Retype every line from the start of the entries below down to the line with "decision: '#20202d', rest: '#d6d6e0'", both ends included; skip the pictures.

Charts and diagrams as code —
%%
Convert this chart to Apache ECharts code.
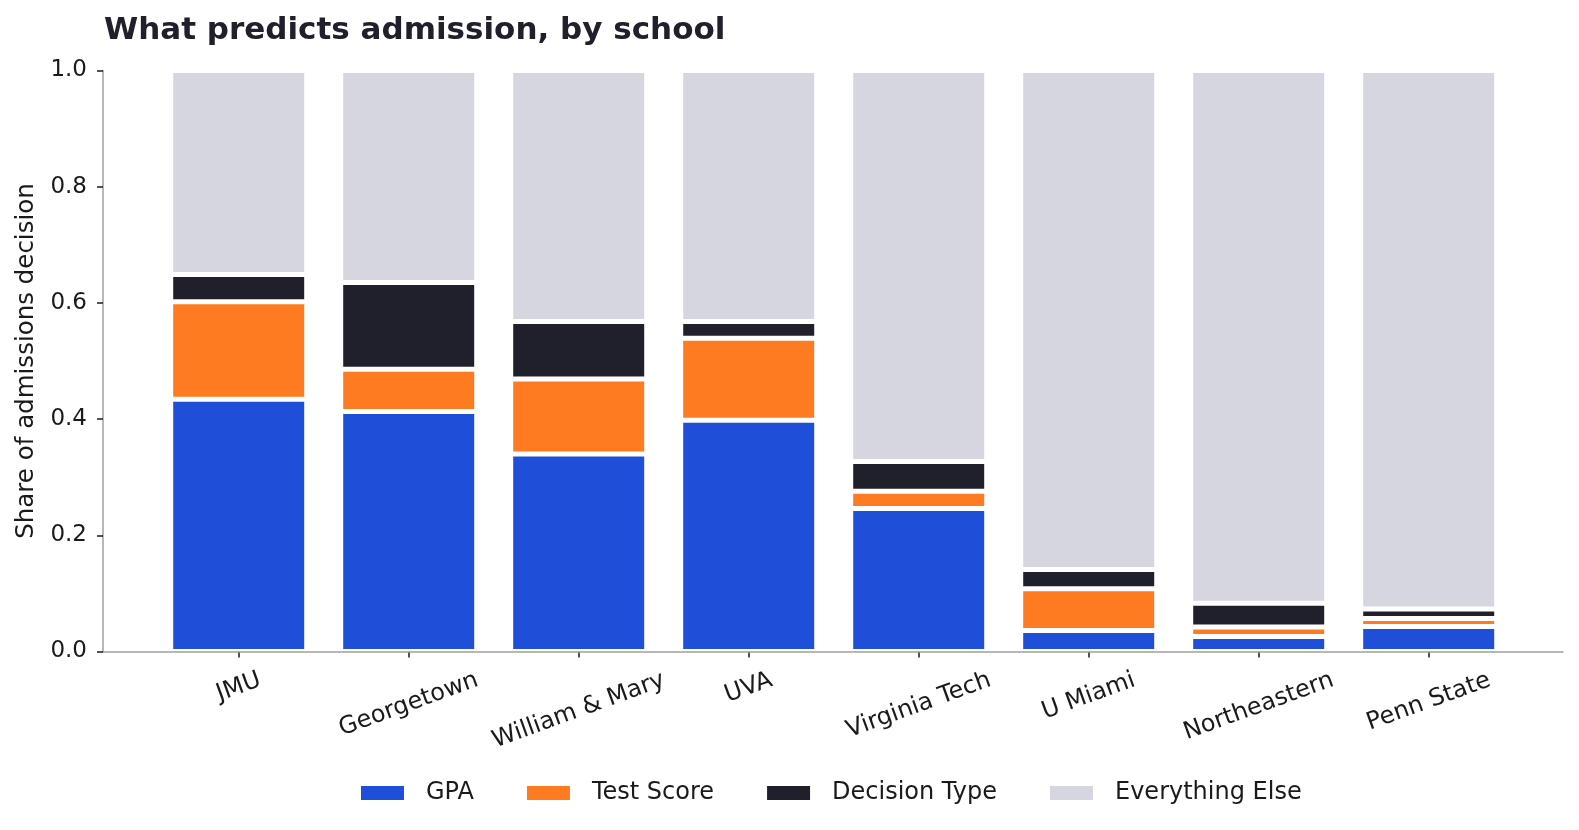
<!DOCTYPE html>
<html>
<head>
<meta charset="utf-8">
<title>What predicts admission, by school</title>
<script src="https://cdn.jsdelivr.net/npm/echarts@6/dist/echarts.min.js"></script>
<style>
  html, body { margin: 0; padding: 0; background: #fff; }
  #chart { width: 1579px; height: 830px; }
</style>
</head>
<body>
<div id="chart"></div>
<script>
// values (share of admissions decision)
const schools = ['JMU', 'Georgetown', 'William & Mary', 'UVA', 'Virginia Tech', 'U Miami', 'Northeastern', 'Penn State']
const gpa = [0.434, 0.413, 0.340, 0.398, 0.246, 0.036, 0.026, 0.043]
const testScore = [0.168, 0.073, 0.129, 0.141, 0.030, 0.072, 0.016, 0.014]
const decisionType = [0.047, 0.149, 0.099, 0.029, 0.051, 0.033, 0.041, 0.016]
const everythingElse = [0.351, 0.365, 0.432, 0.432, 0.673, 0.859, 0.917, 0.927]
const yTicks = [0, 0.2, 0.4, 0.6, 0.8, 1.0]

const FONT = '"DejaVu Sans", "Noto Sans", sans-serif'
const INK = '#1a1a1a'
const SPINE = '#a0a0a0'
const colors = { gpa: '#1f4fd8', test: '#fe7b21', decision: '#20202d', rest: '#d6d6e0' }

// matplotlib-style centred rotated tick labels: push each label down by its own width
const ROT = 20 * Math.PI / 180
const XFS = 24
const ctx = document.createElement('canvas').getContext('2d')
ctx.font = XFS + 'px "DejaVu Sans"'
const rich = {}
schools.forEach((s, i) => {
    const w = ctx.measureText(s).width
    const t = w * Math.sin(ROT) * Math.cos(ROT)
    rich['s' + i] = {
        fontFamily: FONT, fontSize: XFS, color: INK,
        padding: [t, t * Math.tan(ROT), 0, 0]
    }
})

const chart = echarts.init(document.getElementById('chart'), null, { renderer: 'canvas' })

const barSeries = (name, data, color) => ({
    name: name,
    type: 'bar',
    stack: 'total',
    xAxisIndex: 0,
    yAxisIndex: 0,
    barWidth: 136,
    data: data,
    itemStyle: { color: color, borderColor: '#fff', borderWidth: 2.5 },
    emphasis: { disabled: true }
})

const option = {
    animation: false,
    backgroundColor: '#fff',
    textStyle: { fontFamily: FONT },
    title: {
        text: 'What predicts admission, by school',
        left: 104,
        top: 15,
        padding: 0,
        textStyle: { fontFamily: FONT, fontWeight: 'bold', fontSize: 31, color: '#20202d' }
    },
    legend: {
        left: 359,
        top: 781,
        padding: 0,
        itemWidth: 45,
        itemHeight: 16,
        itemGap: 51,
        icon: 'rect',
        data: ['GPA', 'Test Score', 'Decision Type', 'Everything Else'],
        textStyle: { fontFamily: FONT, fontSize: 24, color: INK, padding: [0, 0, 0, 16] }
    },
    grid: [
        // bars: band of 170px per school, centred like matplotlib's margins
        { left: 153.7, right: 65.3, top: 70.5, bottom: 178.5 },
        // frame: spines and y axis across the full plot width
        { left: 103, right: 16, top: 70.5, bottom: 178.5 }
    ],
    xAxis: [
        {
            type: 'category',
            gridIndex: 0,
            data: schools,
            axisLine: { show: false },
            axisTick: { show: true, alignWithLabel: true, length: 6, lineStyle: { color: INK, width: 1.5 } },
            axisLabel: {
                rotate: 20,
                align: 'center',
                verticalAlign: 'middle',
                margin: 28,
                interval: 0,
                formatter: (v, i) => '{s' + i + '|' + v + '}',
                rich: rich
            },
            splitLine: { show: false }
        },
        {
            type: 'value',
            gridIndex: 1,
            min: 0,
            max: 1,
            z: 10,
            axisLine: { show: true, onZero: false, lineStyle: { color: SPINE, width: 1.5 } },
            axisTick: { show: false },
            axisLabel: { show: false },
            splitLine: { show: false }
        }
    ],
    yAxis: [
        {
            type: 'value',
            gridIndex: 0,
            min: 0,
            max: 1,
            show: false
        },
        {
            type: 'value',
            gridIndex: 1,
            min: yTicks[0],
            max: yTicks[yTicks.length - 1],
            interval: 0.2,
            z: 10,
            name: 'Share of admissions decision',
            nameLocation: 'middle',
            nameGap: 62,
            nameTextStyle: { fontFamily: FONT, fontSize: 24.5, color: INK },
            axisLine: { show: true, onZero: false, lineStyle: { color: SPINE, width: 1.5 } },
            axisTick: { show: true, length: 6, lineStyle: { color: INK, width: 1.5 } },
            axisLabel: {
                margin: 16,
                fontFamily: FONT,
                fontSize: 23,
                color: INK,
                formatter: v => v.toFixed(1)
            },
            splitLine: { show: false }
        }
    ],
    series: [
        barSeries('GPA', gpa, colors.gpa),
        barSeries('Test Score', testScore, colors.test),
        barSeries('Decision Type', decisionType, colors.decision),
        barSeries('Everything Else', everythingElse, colors.rest)
    ]
}

chart.setOption(option)
</script>
</body>
</html>
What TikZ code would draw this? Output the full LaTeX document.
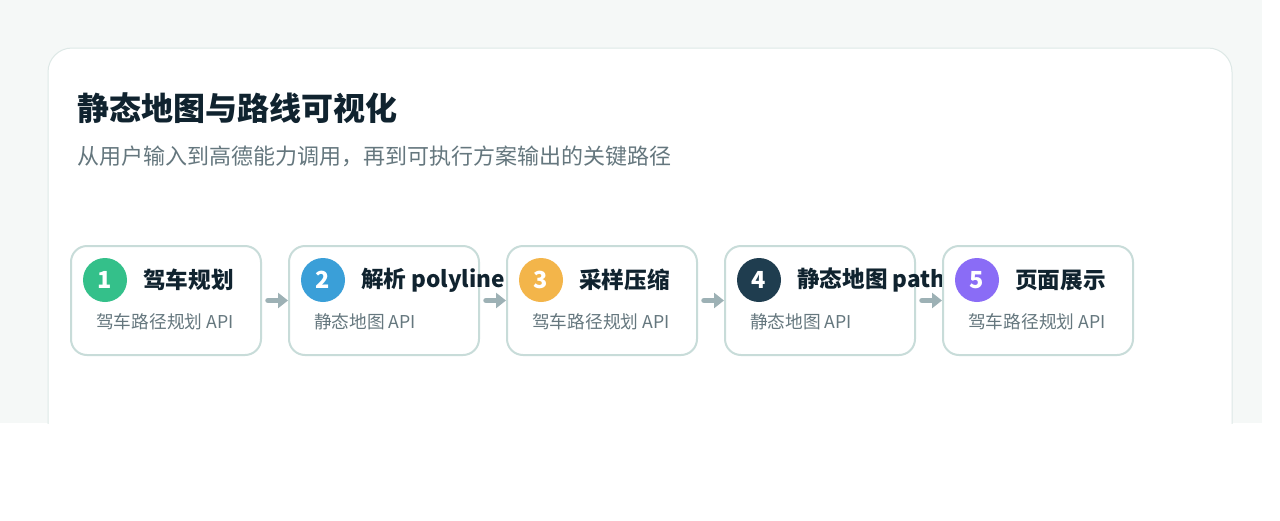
\documentclass[tikz,border=0pt]{standalone}
\usepackage{fontspec}
\setmainfont{Noto Sans CJK SC}
\usepackage{tikz}
\usetikzlibrary{calc, positioning, arrows.meta}
\definecolor{pagebg}{HTML}{F5F8F7}
\definecolor{cardline}{HTML}{DDE8E6}
\definecolor{boxline}{HTML}{C8DCD9}
\definecolor{flowgrey}{HTML}{9DB1B5}
\definecolor{inkdark}{HTML}{10232F}
\definecolor{inkgrey}{HTML}{65777E}
\definecolor{stepgreen}{HTML}{34C08A}
\definecolor{stepblue}{HTML}{3A9FD8}
\definecolor{stepyellow}{HTML}{F3B54A}
\definecolor{stepnavy}{HTML}{1F3D4F}
\definecolor{steppurple}{HTML}{8A6CF6}

\begin{document}
\begin{tikzpicture}[
  x=1pt, y=-1pt,
  stepbox/.style={draw=boxline, line width=2pt, fill=white, rounded corners=16pt, minimum width=190pt, minimum height=109pt, anchor=north west, inner sep=0pt},
  badge/.style={circle, minimum size=44pt, inner sep=0pt, text=white, font=\fontsize{23.5}{25}\selectfont\bfseries},
  boxtitle/.style={anchor=west, inner sep=0pt, text=inkdark, font=\fontsize{22.6}{25}\selectfont\bfseries},
  boxsub/.style={anchor=west, inner sep=0pt, text=inkgrey, font=\fontsize{17.7}{20}\selectfont},
  flow/.style={draw=flowgrey, line width=5.5pt, line cap=round, shorten <=6pt, -{Triangle[length=10pt, width=15pt]}}
]
\useasboundingbox (0,0) rectangle (1280,520);
\fill[pagebg] (0,0) rectangle (1262,423);
\begin{scope}
  \clip (0,0) rectangle (1262,423);
  \draw[cardline, fill=white, line width=1pt, rounded corners=24pt] (48,48) rectangle (1232,470);
\end{scope}

% Heading
\node[anchor=west, inner sep=0pt, text=inkdark, font=\fontsize{32}{35}\selectfont\bfseries] (head) at (77,108) {静态地图与路线可视化};
\node[anchor=west, inner sep=0pt, text=inkgrey, font=\fontsize{22}{26}\selectfont] (subhead) at (77,156) {从用户输入到高德能力调用，再到可执行方案输出的关键路径};

% Step 1: driving
\node[stepbox] (b1) at (70,245) {};
\node[badge, fill=stepgreen] (n1) at (105,280) {1};
\node[boxtitle] (t1) at (143,280) {驾车规划};
\node[boxsub] (s1) at (96,322) {驾车路径规划 API};

% Step 2: polyline
\node[stepbox] (b2) at (288,245) {};
\draw[flow] (b1.east) -- (b2.west);
\node[badge, fill=stepblue] (n2) at (323,280) {2};
\node[boxtitle] (t2) at (361,280) {解析 polyline};
\node[boxsub] (s2) at (314,322) {静态地图 API};

% Step 3: sampling
\node[stepbox] (b3) at (506,245) {};
\draw[flow] (b2.east) -- (b3.west);
\node[badge, fill=stepyellow] (n3) at (541,280) {3};
\node[boxtitle] (t3) at (579,280) {采样压缩};
\node[boxsub] (s3) at (532,322) {驾车路径规划 API};

% Step 4: static map path
\node[stepbox] (b4) at (724,245) {};
\draw[flow] (b3.east) -- (b4.west);
\node[badge, fill=stepnavy] (n4) at (759,280) {4};
\node[boxtitle] (t4) at (797,280) {静态地图 path};
\node[boxsub] (s4) at (750,322) {静态地图 API};

% Step 5: page
\node[stepbox] (b5) at (942,245) {};
\draw[flow] (b4.east) -- (b5.west);
\node[badge, fill=steppurple] (n5) at (977,280) {5};
\node[boxtitle] (t5) at (1015,280) {页面展示};
\node[boxsub] (s5) at (968,322) {驾车路径规划 API};
\end{tikzpicture}
\end{document}
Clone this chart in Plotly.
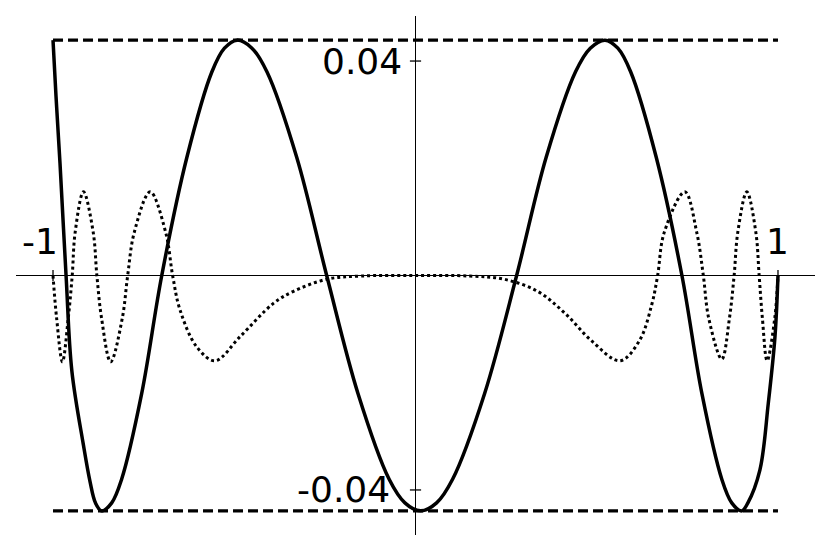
import plotly.graph_objects as go

# Solid curve (error of the approximation)
solid_x = [-1.0, -0.9917, -0.9807, -0.964, -0.948, -0.9164, -0.898, -0.883, -0.866,
           -0.838, -0.8107, -0.7553, -0.700, -0.6308, -0.5616, -0.527, -0.4924,
           -0.4512, -0.4099, -0.3275, -0.245, -0.1587, -0.0727, -0.0292, 0.014,
           0.0582, 0.1023, 0.1907, 0.279, 0.3603, 0.4415, 0.4822, 0.5228,
           0.5582, 0.5935, 0.6643, 0.735, 0.790, 0.845, 0.8724, 0.8999,
           0.917, 0.950, 0.9733, 0.9917, 1.0]
solid_y = [0.0439, 0.0334, 0.0209, 0.0, -0.0178, -0.0315, -0.0384, -0.0424, -0.0439,
           -0.0424, -0.038, -0.022, 0.0, 0.022, 0.038, 0.0424, 0.0439,
           0.0424, 0.038, 0.022, 0.0, -0.022, -0.038, -0.0424, -0.0439,
           -0.0424, -0.038, -0.022, 0.0, 0.022, 0.038, 0.0424, 0.0439,
           0.0424, 0.038, 0.022, 0.0, -0.022, -0.038, -0.0424, -0.0439,
           -0.0424, -0.0363, -0.0238, -0.0114, 0.0]

# Dotted curve
dot_x = [-1.0, -0.990, -0.974, -0.958, -0.947, -0.939, -0.916, -0.889, -0.879,
         -0.866, -0.841, -0.809, -0.794, -0.776, -0.732, -0.689, -0.670,
         -0.6497, -0.6036, -0.553, -0.484, -0.392, -0.338, -0.245, -0.15, 0.0,
         0.15, 0.245, 0.338, 0.4124, 0.486, 0.564, 0.6174, 0.6515, 0.668,
         0.686, 0.743, 0.776, 0.794, 0.809, 0.845, 0.866, 0.879,
         0.889, 0.914, 0.939, 0.948, 0.957, 0.970, 0.991, 1.0]
dot_y = [0.0, -0.008, -0.0161, -0.008, 0.0, 0.008, 0.0156, 0.008, 0.0,
         -0.008, -0.0161, -0.008, 0.0, 0.008, 0.0156, 0.008, 0.0,
         -0.0064, -0.0133, -0.0159, -0.0114, -0.0052, -0.0030, -0.0007, -0.0001, 0.0,
         -0.0001, -0.0007, -0.0030, -0.00705, -0.0122, -0.0159, -0.0122, -0.0055, 0.0,
         0.008, 0.0156, 0.008, 0.0, -0.008, -0.0156, -0.008, 0.0,
         0.008, 0.0156, 0.008, 0.0, -0.008, -0.0159, -0.008, 0.0]

# Error bounds (dashed)
bound_x = [-1.0, 1.0]
bound_level = 0.0439

# Tick values and labels
xtick_vals = [-1, 1]
xtick_text = ["-1", "1"]
ytick_vals = [0.04, -0.04]
ytick_text = ["0.04", "-0.04"]

fig = go.Figure()

for lvl in (bound_level, -bound_level):
    fig.add_trace(go.Scatter(x=bound_x, y=[lvl, lvl], mode="lines",
                             line=dict(color="black", width=3.3, dash="10px,5px"),
                             hoverinfo="skip"))

fig.add_trace(go.Scatter(x=dot_x, y=dot_y, mode="lines",
                         line=dict(color="black", width=3, dash="dot",
                                   shape="spline", smoothing=1),
                         hoverinfo="skip"))

fig.add_trace(go.Scatter(x=solid_x, y=solid_y, mode="lines",
                         line=dict(color="black", width=3.5,
                                   shape="spline", smoothing=1),
                         hoverinfo="skip"))

# tick marks at the axes crossing
fig.add_trace(go.Scatter(x=[0] * len(ytick_vals), y=ytick_vals, mode="markers",
                         marker=dict(symbol="line-ew", size=8,
                                     line=dict(color="black", width=1.3)),
                         hoverinfo="skip"))
fig.add_trace(go.Scatter(x=xtick_vals, y=[0] * len(xtick_vals), mode="markers",
                         marker=dict(symbol="line-ns", size=8,
                                     line=dict(color="black", width=1.3)),
                         hoverinfo="skip"))

font = dict(family="DejaVu Sans", size=36, color="black")
annotations = []
for v, t in zip(xtick_vals, xtick_text):
    annotations.append(dict(x=v, y=0, text=t, showarrow=False, font=font,
                            xanchor="center", yanchor="middle",
                            xshift=-13 if v < 0 else 0, yshift=34))
for v, t in zip(ytick_vals, ytick_text):
    annotations.append(dict(x=0, y=v, text=t, showarrow=False, font=font,
                            xanchor="right", yanchor="middle",
                            xshift=-12 if v > 0 else -24, yshift=0))

# page body has an 8px default margin, so the figure is offset by 8px
fig.update_layout(
    width=815, height=536,
    margin=dict(l=8, r=8, t=8, b=9),
    paper_bgcolor="white", plot_bgcolor="white",
    showlegend=False,
    annotations=annotations,
    xaxis=dict(range=[-1.1021, 1.1021], showgrid=False, showticklabels=False,
               ticks="", zeroline=True, zerolinecolor="black", zerolinewidth=1.3,
               showline=False, fixedrange=True),
    yaxis=dict(range=[-0.0484, 0.0484], showgrid=False, showticklabels=False,
               ticks="", zeroline=True, zerolinecolor="black", zerolinewidth=1.3,
               showline=False, fixedrange=True),
)

fig.write_html("out.html", config={"displayModeBar": False})
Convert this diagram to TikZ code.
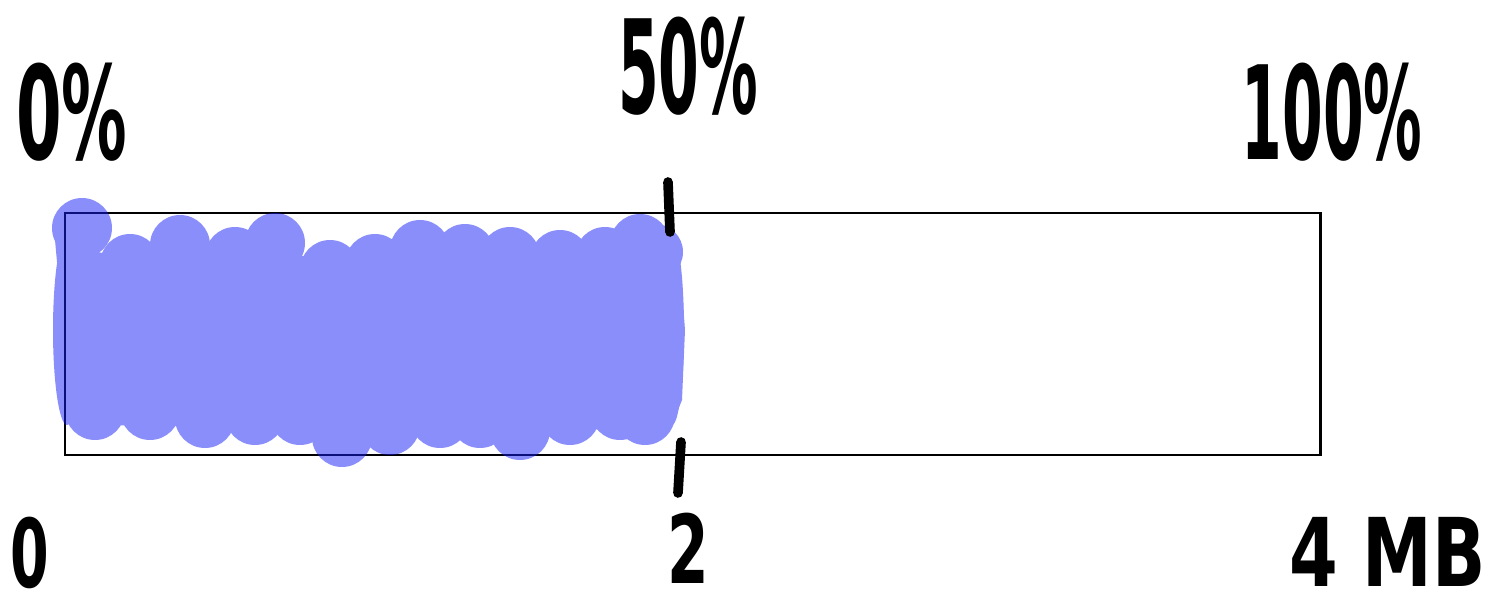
\documentclass[tikz,border=0pt]{standalone}
\usepackage{fontspec}
\setmainfont{DejaVu Sans Condensed}
\definecolor{blobc}{RGB}{20,30,245}
\begin{document}
\begin{tikzpicture}[x=0.02cm,y=-0.02cm,
  lbl/.style={inner sep=0pt, font=\bfseries\fontsize{74}{74}\selectfont},
  lbs/.style={inner sep=0pt, font=\bfseries\fontsize{54}{54}\selectfont},
  tickmark/.style={line width=5.5pt, line cap=round},
  barbox/.style={draw=black, line width=1.7pt}]
\useasboundingbox (0,0) rectangle (1500,614);
% bar outline
\draw[barbox] (65,213) rectangle (1320,455);
\node[inner sep=0pt] (bar) at (692,334) {};
% translucent filled blob (hand coloured)
\begin{scope}[transparency group, opacity=0.5]
  \fill[blobc] (55,240) -- (120,258) -- (640,252) -- (670,245) -- (682,290) -- (685,330) -- (682,400) -- (670,430) -- (72,425) -- cycle;
  \foreach \x/\y/\r in {82/228/30, 130/264/30, 180/245/30, 235/257/30, 275/243/30, 330/270/30,
      375/264/30, 420/250/30, 465/254/30, 510/257/30, 560/260/30, 605/257/30, 640/244/30, 655/252/28}
    \fill[blobc] (\x,\y) circle (\r);
  \foreach \x/\y/\r in {95/410/30, 150/410/30, 205/418/30, 255/415/30, 300/415/30, 342/437/30,
      390/425/30, 440/418/30, 480/418/30, 520/430/30, 570/415/30, 620/410/30, 645/415/30}
    \fill[blobc] (\x,\y) circle (\r);
  \fill[blobc] (67,330) ellipse (14 and 95);
  \fill[blobc] (672,330) ellipse (12 and 95);
\end{scope}
% tick marks at 50%
\coordinate (t1a) at (668,182);
\coordinate (t1b) at (670,232);
\coordinate (t2a) at (681,442);
\coordinate (t2b) at (678,493);
\draw[tickmark] (t1a) -- (t1b);
\draw[tickmark] (t2a) -- (t2b);
% labels
\node[lbl] (p0) at (72,112) {\scalebox{0.56}[1]{0\%}};
\node[lbl] (p50) at (688,66) {\scalebox{0.5}[1]{50\%}};
\node[lbl] (p100) at (1332,112) {\scalebox{0.5}[1]{100\%}};
\node[lbs] (m0) at (30,553) {\scalebox{0.65}[1]{0}};
\node[lbs] (m2) at (688,548) {\scalebox{0.7}[1]{2}};
\node[lbs] (m4) at (1388,552) {\scalebox{0.82}[1]{4 MB}};
\end{tikzpicture}
\end{document}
%%
Exercise result —
Convert this chart to Apache ECharts code.
<!DOCTYPE html>
<html>
<head>
<meta charset="utf-8">
<title>What predicts admission, by school</title>
<script src="https://cdn.jsdelivr.net/npm/echarts@6/dist/echarts.min.js"></script>
<style>
  html, body { margin: 0; padding: 0; background: #fff; }
  #chart { width: 1579px; height: 830px; }
</style>
</head>
<body>
<div id="chart"></div>
<script>
// values (share of admissions decision)
const schools = ['JMU', 'Georgetown', 'William & Mary', 'UVA', 'Virginia Tech', 'U Miami', 'Northeastern', 'Penn State']
const gpa = [0.434, 0.413, 0.340, 0.398, 0.246, 0.036, 0.026, 0.043]
const testScore = [0.168, 0.073, 0.129, 0.141, 0.030, 0.072, 0.016, 0.014]
const decisionType = [0.047, 0.149, 0.099, 0.029, 0.051, 0.033, 0.041, 0.016]
const everythingElse = [0.351, 0.365, 0.432, 0.432, 0.673, 0.859, 0.917, 0.927]
const yTicks = [0, 0.2, 0.4, 0.6, 0.8, 1.0]

const FONT = '"DejaVu Sans", "Noto Sans", sans-serif'
const INK = '#1a1a1a'
const SPINE = '#a0a0a0'
const colors = { gpa: '#1f4fd8', test: '#fe7b21', decision: '#20202d', rest: '#d6d6e0' }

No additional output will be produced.